Bitcoin broke the 100-week MA at $85K after holding for 9 weeks, crashing to $81,314. Analysts target $74K-$75K next, with extreme scenarios pointing to $57K-$68K.

Bitcoin crashed through a critical technical support level on Thursday, January 29th, falling decisively below its 100-week simple moving average around $85,000—a price floor that had held for nine consecutive weeks since November 2025. The breakdown sent BTC as low as $81,314 before recovering slightly to trade near $82,000, triggering one of the largest liquidation events of the year and raising questions about how much further the cryptocurrency could fall.
According to CoinDesk analysis, the 100-week moving average had consistently acted as a safety net since mid-November, with buyers stepping in at that level to halt declines nine times in a row. The decisive break below it signals that sellers have taken control, shifting the technical structure from neutral consolidation to bearish momentum.
Total liquidations surged to $1.7 billion in 24 hours following the crash, with Bitcoin alone accounting for over $786 million in forced position closures. The cascading sell-off was amplified by thin liquidity, leverage unwinding, and broader risk-off sentiment driven by Microsoft's 12% stock plunge, nearly $1 billion in crypto ETF outflows, and gold surging to record highs above $4,400 as investors fled to safe havens.
Analysts are now pointing to three potential downside targets, ranging from moderately bearish to extreme scenarios. The nearest major support sits at $74,000-$75,000, a level where Bitcoin found buyers during April 2025's tariff-induced selloff. This area represents the base of the previous consolidation range and aligns with prior resistance-turned-support from mid-2024.
If $74,000 fails to hold, the next critical zone lies at the 200-week exponential moving average, currently running between $57,000 and $68,000 depending on calculation methodology. Analyst Daan Crypto Trades suggested markets could retest this level, describing it as one that "has often been great value areas for long-term buys." Historically, the 200-week moving average serves as a long-term trend separator—Bitcoin has rarely spent sustained periods below it during bull markets, and touches to this level have typically marked major bottoming processes.
The most extreme bearish scenario comes from analyst coko.nad, who outlined a multi-stage decline on January 5th: initial drop to $77,000, followed by consolidation between $77,000-$83,000, and ultimately a move to $64,000-$66,000. Another analyst, Brannigan Barrett, echoed similar targets, noting on January 8th that $68,000 represents the 2024 election breakout level and is "likely to be tested" given the market's inability to bounce despite oversold conditions.

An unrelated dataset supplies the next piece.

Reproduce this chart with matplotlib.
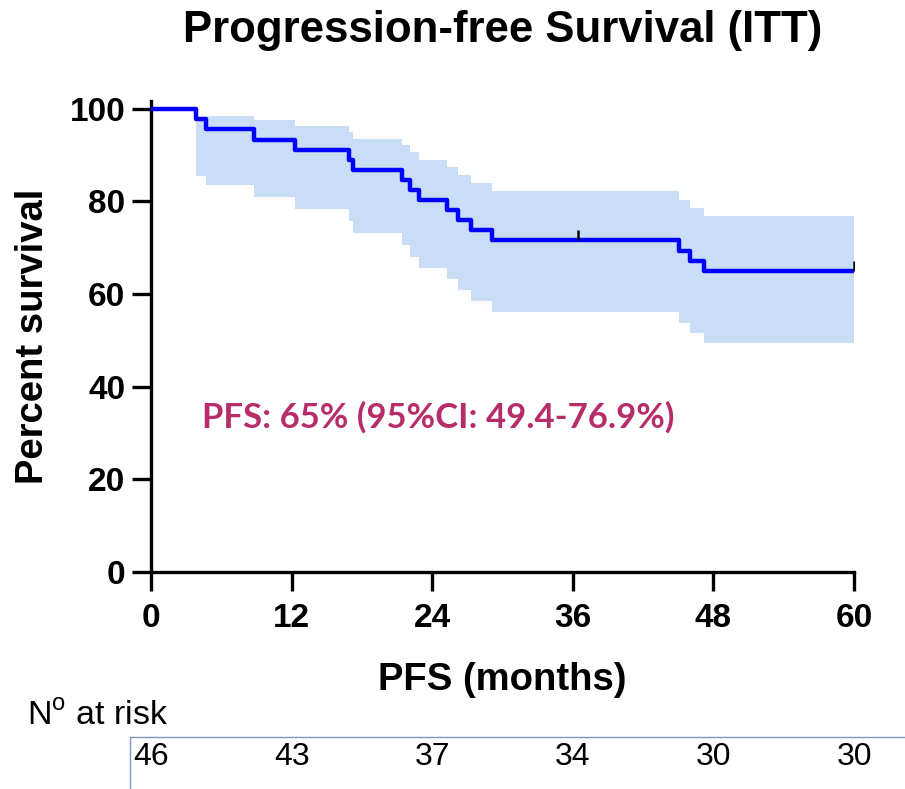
import matplotlib.pyplot as plt
from matplotlib import font_manager

# Kaplan-Meier progression-free survival, ITT population
months = [0, 3.8, 4.7, 8.8, 12.3, 16.9, 17.2, 21.4, 22.1, 22.9, 25.3, 26.2,
          27.3, 29.1, 45.1, 46.0, 47.2, 60]
survival = [100, 97.8, 95.6, 93.3, 91.1, 89.0, 86.9, 84.7, 82.5, 80.3, 78.1,
            76.0, 73.8, 71.6, 69.4, 67.2, 65.0, 65.0]
ci_upper = [100, 97.8, 98.5, 97.5, 96.4, 95.0, 93.6, 92.3, 90.6, 89.0, 87.4,
            85.7, 84.0, 82.3, 80.4, 78.6, 76.9, 76.9]
ci_lower = [100, 85.4, 83.5, 80.9, 78.3, 75.7, 73.1, 70.6, 68.1, 65.7, 63.3,
            60.9, 58.5, 56.2, 53.8, 51.5, 49.4, 49.4]

censor_months = [36.4, 60]
censor_surv = [71.6, 65.0]

risk_months = [0, 12, 24, 36, 48, 60]
at_risk = [46, 43, 37, 34, 30, 30]

installed = {f.name for f in font_manager.fontManager.ttflist}
plt.rcParams['font.family'] = ['Liberation Sans', 'DejaVu Sans']
note_font = 'Lato' if 'Lato' in installed else 'DejaVu Sans'

fig = plt.figure(figsize=(9.05, 7.89), dpi=100)
ax = fig.add_axes([0.1669, 0.2750, 0.7768, 0.5970])

ax.fill_between(months, ci_lower, ci_upper, step='post',
                color='#C9DDF6', linewidth=0, zorder=1)
ax.step(months, survival, where='post', color='#0000FF', lw=3.2, zorder=3)
ax.plot(censor_months, censor_surv, linestyle='none', color='black',
        marker=[(0, 0), (0, 1)], markersize=15, markeredgewidth=1.8, zorder=4)

ax.set_xlim(0, 60)
ax.set_ylim(0, 101.7)
ax.set_xticks([0, 12, 24, 36, 48, 60])
ax.set_yticks([0, 20, 40, 60, 80, 100])
ax.spines['top'].set_visible(False)
ax.spines['right'].set_visible(False)
for side in ('left', 'bottom'):
    ax.spines[side].set_linewidth(2.4)
ax.spines['bottom'].set_bounds(0, 60)
ax.tick_params(axis='both', length=13.5, width=2.4, labelsize=24)
ax.tick_params(axis='x', pad=9)
ax.tick_params(axis='y', pad=5)
for lbl in ax.get_xticklabels() + ax.get_yticklabels():
    lbl.set_fontweight('bold')

ax.set_xlabel('PFS (months)', fontsize=27.5, fontweight='bold')
ax.xaxis.set_label_coords(0.5, -0.19)
ax.set_ylabel('Percent survival', fontsize=27.5, fontweight='bold')
ax.yaxis.set_label_coords(-0.142, 0.5)

ax.text(0.5, 1.150, 'Progression-free Survival (ITT)', transform=ax.transAxes,
        ha='center', va='center', fontsize=31.5, fontweight='bold')

ax.text(4.35, 33.5, 'PFS: 65% (95%CI: 49.4-76.9%)', family=note_font,
        fontsize=25, fontweight='bold', color='#B62D6A', ha='left', va='center')

# number-at-risk table under the axis
fig.text(27 / 905, 1 - 716 / 789, r'N$^\mathregular{o}$ at risk',
         fontsize=24.5, ha='left', va='center')
fig.add_artist(plt.Line2D([130 / 905, 1.0], [1 - 737 / 789, 1 - 737 / 789],
                          color='#7F96BF', lw=1.0))
fig.add_artist(plt.Line2D([130 / 905, 130 / 905], [1 - 737 / 789, 0.0],
                          color='#7F96BF', lw=1.0))
row_tf = ax.get_xaxis_transform()
row_y = (757 - 572) / -471.0
for m, n in zip(risk_months, at_risk):
    ax.text(m, row_y, str(n), transform=row_tf, fontsize=23,
            ha='center', va='center', clip_on=False)

fig.savefig('out.png', dpi=100)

A decline to $53,000—an ultra-bearish target mentioned by some technical analysts—would represent a roughly 40% correction from Bitcoin's recent peaks and would retest September 2024 lows. While this scenario remains speculative, it reflects growing concern that Bitcoin's three-year run without testing the 200-week moving average represents an anomaly that eventually corrects.
The breakdown comes amid deteriorating macro conditions. Despite the Federal Reserve cutting rates by 175 basis points cumulatively through 2024-2025, bringing the target range to 3.50-3.75%, monetary conditions remain restrictive for risk assets. The dollar has strengthened against major currencies, equity markets show stretched valuations with concerns about AI investment sustainability, and geopolitical tensions—including US-Europe trade disputes and Middle East escalations—have driven capital into traditional safe havens like gold.
Bitcoin's correlation with risk-on assets remains high, meaning broader market sentiment will likely dictate near-term direction. Microsoft's earnings miss and subsequent 12% stock drop triggered contagion across tech stocks Thursday, pulling Bitcoin down alongside equities. Meanwhile, institutional flows have turned decisively negative, with spot Bitcoin and Ethereum ETFs recording nearly $1 billion in combined outflows on January 29th alone—the worst single-day redemption since November.
For Bitcoin to reverse the current bearish trajectory, analysts suggest a sustained reclaim of $86,000-$90,000 is necessary to restore bullish momentum and potentially invalidate deeper downside targets. However, with the 50-day moving average now sitting around $88,000 and acting as resistance, bulls face an uphill battle to regain control of the market structure.
Whether Bitcoin finds support at $74,000, $68,000, or lower depends on a combination of technical follow-through, macro developments, and whether institutional buyers view current levels as attractive entry points or knife-catching attempts in a deteriorating trend.